WORK TO BE COMPLETED: Take each line containing "this" and report it exactly as written.

EXTRACTED ENTRIES:
## Begin
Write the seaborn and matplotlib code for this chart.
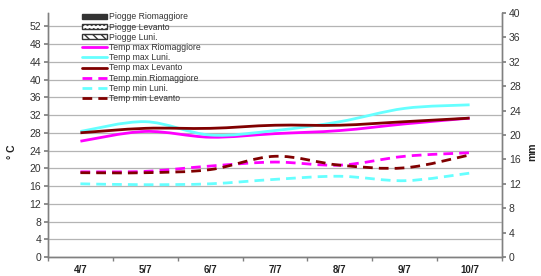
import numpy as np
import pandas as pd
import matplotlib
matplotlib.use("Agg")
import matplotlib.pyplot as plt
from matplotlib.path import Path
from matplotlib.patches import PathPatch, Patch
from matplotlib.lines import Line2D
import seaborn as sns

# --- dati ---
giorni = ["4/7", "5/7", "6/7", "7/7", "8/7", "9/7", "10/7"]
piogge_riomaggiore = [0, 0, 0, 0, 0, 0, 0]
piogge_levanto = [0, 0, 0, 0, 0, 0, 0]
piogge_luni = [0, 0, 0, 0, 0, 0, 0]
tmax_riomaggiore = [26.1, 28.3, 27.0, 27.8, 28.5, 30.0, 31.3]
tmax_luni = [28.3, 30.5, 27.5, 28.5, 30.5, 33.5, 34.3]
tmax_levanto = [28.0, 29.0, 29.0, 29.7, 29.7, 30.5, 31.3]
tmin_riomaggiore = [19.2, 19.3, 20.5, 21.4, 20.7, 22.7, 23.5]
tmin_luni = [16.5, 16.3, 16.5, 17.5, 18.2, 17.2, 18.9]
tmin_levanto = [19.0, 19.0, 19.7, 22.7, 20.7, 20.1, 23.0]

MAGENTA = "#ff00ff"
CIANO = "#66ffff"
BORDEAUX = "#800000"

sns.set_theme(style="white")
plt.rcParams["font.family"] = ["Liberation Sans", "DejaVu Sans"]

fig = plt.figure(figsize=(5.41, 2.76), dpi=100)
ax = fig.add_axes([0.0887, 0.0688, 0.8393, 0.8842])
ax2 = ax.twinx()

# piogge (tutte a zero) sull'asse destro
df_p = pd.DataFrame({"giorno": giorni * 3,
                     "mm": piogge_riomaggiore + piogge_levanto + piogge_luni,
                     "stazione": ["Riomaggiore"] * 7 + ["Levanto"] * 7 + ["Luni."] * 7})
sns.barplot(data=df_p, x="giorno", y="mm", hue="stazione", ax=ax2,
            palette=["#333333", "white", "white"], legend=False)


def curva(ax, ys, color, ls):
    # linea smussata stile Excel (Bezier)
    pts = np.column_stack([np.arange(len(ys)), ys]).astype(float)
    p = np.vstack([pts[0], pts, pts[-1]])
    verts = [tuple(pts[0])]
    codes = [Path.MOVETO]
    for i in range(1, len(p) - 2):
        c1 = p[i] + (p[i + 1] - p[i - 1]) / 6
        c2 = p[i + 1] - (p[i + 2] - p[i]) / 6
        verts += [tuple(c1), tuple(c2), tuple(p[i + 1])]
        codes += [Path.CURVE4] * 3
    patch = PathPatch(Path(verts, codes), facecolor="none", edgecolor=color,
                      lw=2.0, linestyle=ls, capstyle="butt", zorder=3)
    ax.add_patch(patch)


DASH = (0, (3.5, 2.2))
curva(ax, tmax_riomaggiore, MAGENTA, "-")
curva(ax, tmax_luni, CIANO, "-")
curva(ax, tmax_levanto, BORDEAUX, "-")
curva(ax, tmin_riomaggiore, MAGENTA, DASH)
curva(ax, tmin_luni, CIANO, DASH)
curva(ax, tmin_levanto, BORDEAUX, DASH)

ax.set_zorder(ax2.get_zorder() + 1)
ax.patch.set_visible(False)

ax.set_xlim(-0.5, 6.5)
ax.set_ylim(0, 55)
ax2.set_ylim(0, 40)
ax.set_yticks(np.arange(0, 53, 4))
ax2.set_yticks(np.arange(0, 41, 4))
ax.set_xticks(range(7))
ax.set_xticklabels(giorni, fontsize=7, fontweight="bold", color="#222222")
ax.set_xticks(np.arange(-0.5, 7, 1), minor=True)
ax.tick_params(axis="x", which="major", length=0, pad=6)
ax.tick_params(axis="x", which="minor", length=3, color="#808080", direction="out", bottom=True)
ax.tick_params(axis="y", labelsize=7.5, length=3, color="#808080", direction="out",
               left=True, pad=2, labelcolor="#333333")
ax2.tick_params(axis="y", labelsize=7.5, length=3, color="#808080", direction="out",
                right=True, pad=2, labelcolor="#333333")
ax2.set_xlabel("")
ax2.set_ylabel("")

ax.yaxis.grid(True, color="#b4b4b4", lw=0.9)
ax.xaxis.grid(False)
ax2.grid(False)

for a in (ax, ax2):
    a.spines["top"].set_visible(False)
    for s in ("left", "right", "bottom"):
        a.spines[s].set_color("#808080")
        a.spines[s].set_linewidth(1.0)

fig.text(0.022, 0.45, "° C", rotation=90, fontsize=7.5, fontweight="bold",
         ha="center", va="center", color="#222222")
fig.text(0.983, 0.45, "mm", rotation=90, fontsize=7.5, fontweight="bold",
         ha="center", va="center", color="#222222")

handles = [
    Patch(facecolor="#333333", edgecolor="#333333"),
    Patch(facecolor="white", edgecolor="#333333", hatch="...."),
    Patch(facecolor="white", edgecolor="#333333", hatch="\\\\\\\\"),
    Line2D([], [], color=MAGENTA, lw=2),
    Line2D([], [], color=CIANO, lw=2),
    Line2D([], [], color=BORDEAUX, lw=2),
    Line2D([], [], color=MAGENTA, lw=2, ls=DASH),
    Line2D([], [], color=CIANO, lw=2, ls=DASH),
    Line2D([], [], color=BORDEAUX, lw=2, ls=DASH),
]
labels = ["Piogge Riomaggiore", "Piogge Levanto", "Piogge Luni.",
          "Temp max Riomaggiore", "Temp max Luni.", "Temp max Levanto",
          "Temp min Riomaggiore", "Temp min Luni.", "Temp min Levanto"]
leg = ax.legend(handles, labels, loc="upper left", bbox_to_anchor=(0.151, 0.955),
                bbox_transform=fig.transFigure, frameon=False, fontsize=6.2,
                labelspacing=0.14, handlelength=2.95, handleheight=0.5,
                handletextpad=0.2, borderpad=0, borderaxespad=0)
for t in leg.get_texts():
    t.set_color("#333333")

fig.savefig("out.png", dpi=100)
## End
## Begin
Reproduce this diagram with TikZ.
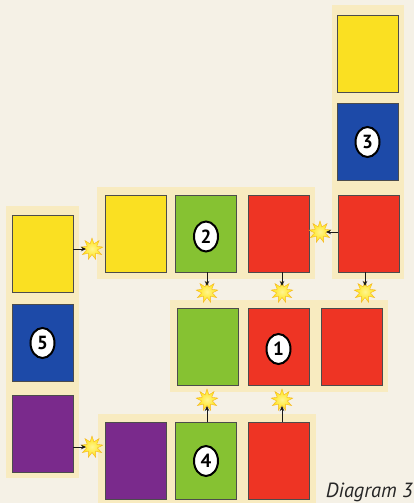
## End
## Begin
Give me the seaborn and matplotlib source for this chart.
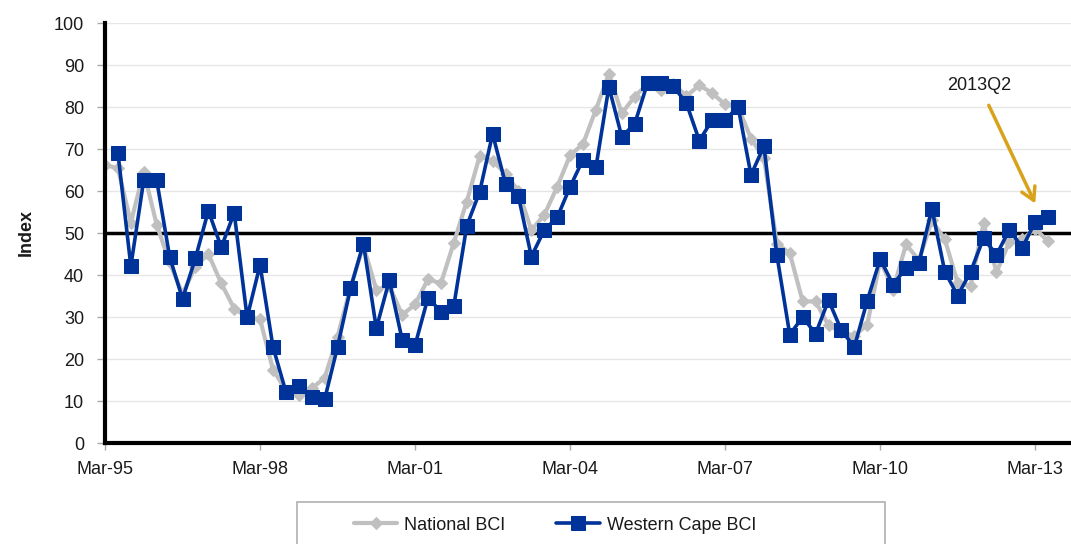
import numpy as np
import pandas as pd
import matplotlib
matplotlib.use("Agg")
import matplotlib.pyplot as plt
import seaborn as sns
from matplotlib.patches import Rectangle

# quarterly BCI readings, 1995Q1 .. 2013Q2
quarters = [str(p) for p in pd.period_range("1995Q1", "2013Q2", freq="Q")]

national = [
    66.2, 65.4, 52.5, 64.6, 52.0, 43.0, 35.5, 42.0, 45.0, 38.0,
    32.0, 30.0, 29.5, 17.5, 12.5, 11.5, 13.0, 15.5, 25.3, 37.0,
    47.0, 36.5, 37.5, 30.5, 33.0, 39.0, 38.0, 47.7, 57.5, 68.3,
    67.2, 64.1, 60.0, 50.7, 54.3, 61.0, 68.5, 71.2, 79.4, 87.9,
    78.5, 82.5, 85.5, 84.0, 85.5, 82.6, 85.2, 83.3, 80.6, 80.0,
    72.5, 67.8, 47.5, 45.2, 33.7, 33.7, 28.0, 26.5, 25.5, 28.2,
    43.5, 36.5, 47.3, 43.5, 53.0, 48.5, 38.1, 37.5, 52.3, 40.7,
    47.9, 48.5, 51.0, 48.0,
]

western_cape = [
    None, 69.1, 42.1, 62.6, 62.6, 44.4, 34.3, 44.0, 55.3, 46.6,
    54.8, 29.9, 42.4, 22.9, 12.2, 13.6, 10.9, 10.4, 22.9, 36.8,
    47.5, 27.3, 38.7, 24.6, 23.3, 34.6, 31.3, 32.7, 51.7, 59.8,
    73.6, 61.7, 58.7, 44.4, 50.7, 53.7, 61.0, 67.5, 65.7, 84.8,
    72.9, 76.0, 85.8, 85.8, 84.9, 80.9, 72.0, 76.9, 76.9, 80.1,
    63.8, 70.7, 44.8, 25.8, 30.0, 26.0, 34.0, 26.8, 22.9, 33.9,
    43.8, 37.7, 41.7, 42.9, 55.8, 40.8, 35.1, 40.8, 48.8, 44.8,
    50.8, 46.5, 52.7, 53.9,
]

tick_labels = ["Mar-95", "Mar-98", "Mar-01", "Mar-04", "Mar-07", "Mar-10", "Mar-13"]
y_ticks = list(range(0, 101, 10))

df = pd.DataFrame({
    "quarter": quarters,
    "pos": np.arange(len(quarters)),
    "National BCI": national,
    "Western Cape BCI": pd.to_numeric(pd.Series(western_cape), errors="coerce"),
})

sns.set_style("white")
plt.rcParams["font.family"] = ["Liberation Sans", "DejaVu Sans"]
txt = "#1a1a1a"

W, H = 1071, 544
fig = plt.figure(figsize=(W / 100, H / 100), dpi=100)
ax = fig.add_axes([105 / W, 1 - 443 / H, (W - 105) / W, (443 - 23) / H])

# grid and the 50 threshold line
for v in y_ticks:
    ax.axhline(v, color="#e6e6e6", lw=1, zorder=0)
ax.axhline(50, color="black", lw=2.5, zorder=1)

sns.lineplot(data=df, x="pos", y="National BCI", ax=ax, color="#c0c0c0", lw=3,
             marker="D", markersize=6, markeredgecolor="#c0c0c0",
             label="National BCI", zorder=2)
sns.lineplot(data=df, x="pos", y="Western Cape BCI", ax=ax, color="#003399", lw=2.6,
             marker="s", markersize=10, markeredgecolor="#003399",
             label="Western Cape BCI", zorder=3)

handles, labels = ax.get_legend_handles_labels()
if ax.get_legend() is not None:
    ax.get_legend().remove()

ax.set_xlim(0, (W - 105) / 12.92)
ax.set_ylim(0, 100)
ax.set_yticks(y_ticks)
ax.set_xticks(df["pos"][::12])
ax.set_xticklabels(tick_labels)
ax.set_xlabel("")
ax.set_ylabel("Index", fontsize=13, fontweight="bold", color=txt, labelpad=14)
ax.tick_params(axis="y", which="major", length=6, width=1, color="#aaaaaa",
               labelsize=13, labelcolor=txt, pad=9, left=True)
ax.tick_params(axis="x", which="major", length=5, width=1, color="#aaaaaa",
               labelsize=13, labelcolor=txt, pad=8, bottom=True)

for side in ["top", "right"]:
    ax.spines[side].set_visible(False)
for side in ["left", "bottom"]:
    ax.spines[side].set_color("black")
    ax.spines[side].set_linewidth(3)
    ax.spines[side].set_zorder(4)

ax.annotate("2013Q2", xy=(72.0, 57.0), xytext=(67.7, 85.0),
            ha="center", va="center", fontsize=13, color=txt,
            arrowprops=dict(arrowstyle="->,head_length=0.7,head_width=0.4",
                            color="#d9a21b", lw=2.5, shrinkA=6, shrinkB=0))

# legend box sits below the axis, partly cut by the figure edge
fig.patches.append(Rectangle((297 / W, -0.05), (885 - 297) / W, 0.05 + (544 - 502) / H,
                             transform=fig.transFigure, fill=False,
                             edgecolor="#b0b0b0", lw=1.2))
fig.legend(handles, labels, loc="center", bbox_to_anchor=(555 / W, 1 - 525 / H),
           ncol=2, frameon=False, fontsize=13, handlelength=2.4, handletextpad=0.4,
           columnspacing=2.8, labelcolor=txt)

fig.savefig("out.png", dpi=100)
## End
TASK RESULT:
Write the seaborn and matplotlib code for this chart.
Reproduce this diagram with TikZ.
Give me the seaborn and matplotlib source for this chart.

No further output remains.